LLM-Oriented Retrieval Tuner
Si Sun, Hanqing Zhang, Zhiyuan Liu, Jie Bao, Dawei Song
TL;DR
The paper tackles the challenge of integrating dense retrieval with large language models without fine-tuning the LLM itself. It analyzes layer-wise alignment and uniformity in frozen LLMs and shows these properties reside in different layers, motivating a lightweight LMORT tuner that uses two bidirectional attention blocks to fuse the best alignment and uniformity layers into a unified DR space. By freezing the LLM and training only LMORT, the approach achieves competitive zero-shot BEIR performance across several base LLMs with significantly reduced parameters and training time, illustrating strong efficiency and scalability. This plugin-style method enables memory-augmented generation by coupling external retrieval with generation without compromising the LLM’s versatility across tasks.
Abstract
Dense Retrieval (DR) is now considered as a promising tool to enhance the memorization capacity of Large Language Models (LLM) such as GPT3 and GPT-4 by incorporating external memories.

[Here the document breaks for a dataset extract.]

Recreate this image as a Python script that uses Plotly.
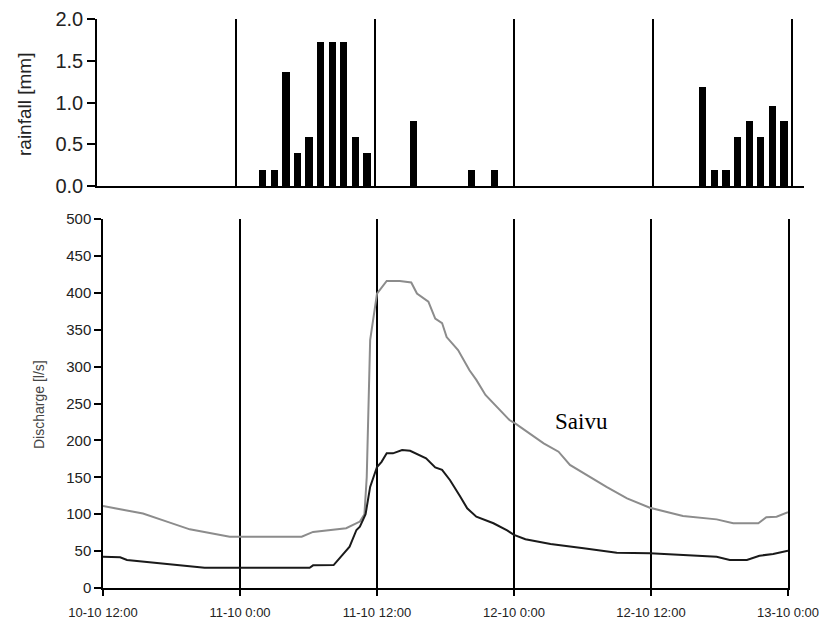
import plotly.graph_objects as go

W, H = 832, 623

# ---- data (hours since 10-10 12:00) ----
tick_hours = [0, 12, 24, 36, 48, 60]
tick_labels = ["10-10 12:00", "11-10 0:00", "11-10 12:00", "12-10 0:00", "12-10 12:00", "13-10 0:00"]

rain_hours = [14, 15, 16, 17, 18, 19, 20, 21, 22, 23, 27, 32, 34, 52, 53, 54, 55, 56, 57, 58, 59]
rain_mm = [0.19, 0.19, 1.36, 0.39, 0.59, 1.72, 1.72, 1.72, 0.59, 0.39, 0.78, 0.19, 0.19,
           1.18, 0.19, 0.19, 0.59, 0.78, 0.59, 0.96, 0.78]

saivu_hours = [0, 3.5, 5.6, 7.6, 11.1, 17.4, 18.4, 20.2, 21.3, 22.5, 22.9, 23.1, 23.25, 23.4, 24.0,
               24.85, 26.0, 27.0, 27.5, 28.5, 29.1, 29.7, 30.1, 31.1, 32.1, 32.7, 33.5, 34.5, 35.6,
               36.1, 38.6, 39.9, 40.9, 44.1, 45.9, 47.9, 50.8, 53.75, 55.2, 57.4, 58.1, 59.0, 60]
saivu_q = [111, 101, 90, 79.5, 69.5, 69.5, 76, 78.6, 81, 90, 100, 150, 250, 336, 399,
           416, 416, 414, 399, 388, 365, 359, 340, 322.5, 295, 282, 261.5, 245.7, 227.6,
           223, 196, 184.7, 166.7, 137, 121.5, 108.8, 97.6, 93, 87.7, 87.7, 95.8, 96.6, 102.6]

other_hours = [0, 1.5, 2.1, 3.8, 5.9, 7.6, 8.9, 18.1, 18.4, 20.2, 21.6, 22.2, 22.5, 23.0, 23.4,
               24.0, 24.4, 24.85, 25.4, 26.2, 26.9, 28.3, 29.1, 29.7, 30.4, 31.3, 31.9, 32.7,
               34.2, 35.4, 36.0, 37.0, 39.2, 42.1, 45.0, 47.9, 50.8, 53.75, 54.9, 56.4, 57.5, 58.7, 60]
other_q = [42.4, 41.6, 38, 35.6, 32.5, 29.8, 27.5, 27.5, 30.7, 31, 56, 78.6, 83, 100, 137,
           164, 171, 182.5, 182.5, 187, 186, 175.7, 163.5, 160, 146, 123.7, 108, 96.6,
           87.7, 78, 72, 66, 59.6, 53.8, 47.8, 47, 44.7, 42.4, 38, 38, 43.8, 46, 50.5]

label_text = "Saivu"
label_hour, label_q = 41.95, 226

fig = go.Figure()

fig.add_trace(go.Bar(x=rain_hours, y=rain_mm, width=0.62, offset=0,
                     marker=dict(color="black", line=dict(width=0)),
                     xaxis="x", yaxis="y", showlegend=False))

fig.add_trace(go.Scatter(x=saivu_hours, y=saivu_q, mode="lines",
                         line=dict(color="#8c8c8c", width=2),
                         xaxis="x2", yaxis="y2", showlegend=False))
fig.add_trace(go.Scatter(x=other_hours, y=other_q, mode="lines",
                         line=dict(color="#1a1a1a", width=2),
                         xaxis="x2", yaxis="y2", showlegend=False))

sans = "Liberation Sans, Arial, sans-serif"

fig.update_layout(
    width=W, height=H,
    margin=dict(l=0, r=0, t=0, b=0, autoexpand=False),
    paper_bgcolor="white", plot_bgcolor="white",
    font=dict(family=sans, color="#222"),
    bargap=0,
    xaxis=dict(domain=[97 / W, 804 / W], range=[0, 61.04], anchor="y", automargin=False,
               tickvals=tick_hours, showticklabels=False, ticks="",
               showgrid=True, gridcolor="black", gridwidth=1.5,
               showline=True, linecolor="black", linewidth=1.5, zeroline=False),
    yaxis=dict(domain=[1 - 186 / H, 1 - 19 / H], range=[0, 2], anchor="x", automargin=False,
               tickvals=[0, 0.5, 1.0, 1.5, 2.0], tickformat=".1f",
               ticks="outside", ticklen=8, tickcolor="black", tickwidth=1.5,
               tickfont=dict(size=20, color="#222"),
               showgrid=False, showline=True, linecolor="black", linewidth=1.5,
               zeroline=False),
    xaxis2=dict(domain=[103 / W, 788 / W], range=[0, 60], anchor="y2", automargin=False,
                tickvals=tick_hours, ticktext=tick_labels,
                ticks="outside", ticklen=6, tickcolor="black", tickwidth=1.5,
                ticklabelstandoff=6,
                tickfont=dict(size=13, color="#222"),
                showgrid=True, gridcolor="black", gridwidth=1.5,
                showline=True, linecolor="black", linewidth=1.5, zeroline=False),
    yaxis2=dict(domain=[1 - 588 / H, 1 - 219 / H], range=[0, 500], anchor="x2", automargin=False,
                tickvals=list(range(0, 501, 50)),
                ticks="outside", ticklen=7, tickcolor="black", tickwidth=1.5,
                tickfont=dict(size=15, color="#222"),
                showgrid=False, showline=True, linecolor="black", linewidth=1.5,
                mirror=True, zeroline=False),
    annotations=[
        dict(text="rainfall [mm]", x=25 / W, y=1 - 105 / H, xref="paper", yref="paper",
             textangle=-90, showarrow=False, font=dict(size=19, color="#222", family=sans),
             xanchor="center", yanchor="middle"),
        dict(text="Discharge [l/s]", x=39 / W, y=1 - 405 / H, xref="paper", yref="paper",
             textangle=-90, showarrow=False, font=dict(size=14, color="#444", family=sans),
             xanchor="center", yanchor="middle"),
        dict(text=label_text, x=label_hour, y=label_q, xref="x2", yref="y2",
             showarrow=False, font=dict(size=23, color="black",
                                        family="Liberation Serif, Times New Roman, serif"),
             xanchor="center", yanchor="middle"),
    ],
)

fig.write_html("out.html")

However, due to the paradigm discrepancy between text generation of LLM and DR, it is still an open challenge to integrate the retrieval and generation tasks in a shared LLM. In this paper, we propose an efficient LLM-Oriented Retrieval Tuner, namely LMORT, which decouples DR capacity from base LLM and non-invasively coordinates the optimally aligned and uniform layers of the LLM towards a unified DR space, achieving an efficient and effective DR without tuning the LLM itself. The extensive experiments on six BEIR datasets show that our approach could achieve competitive zero-shot retrieval performance compared to a range of strong DR models while maintaining the generation ability of LLM.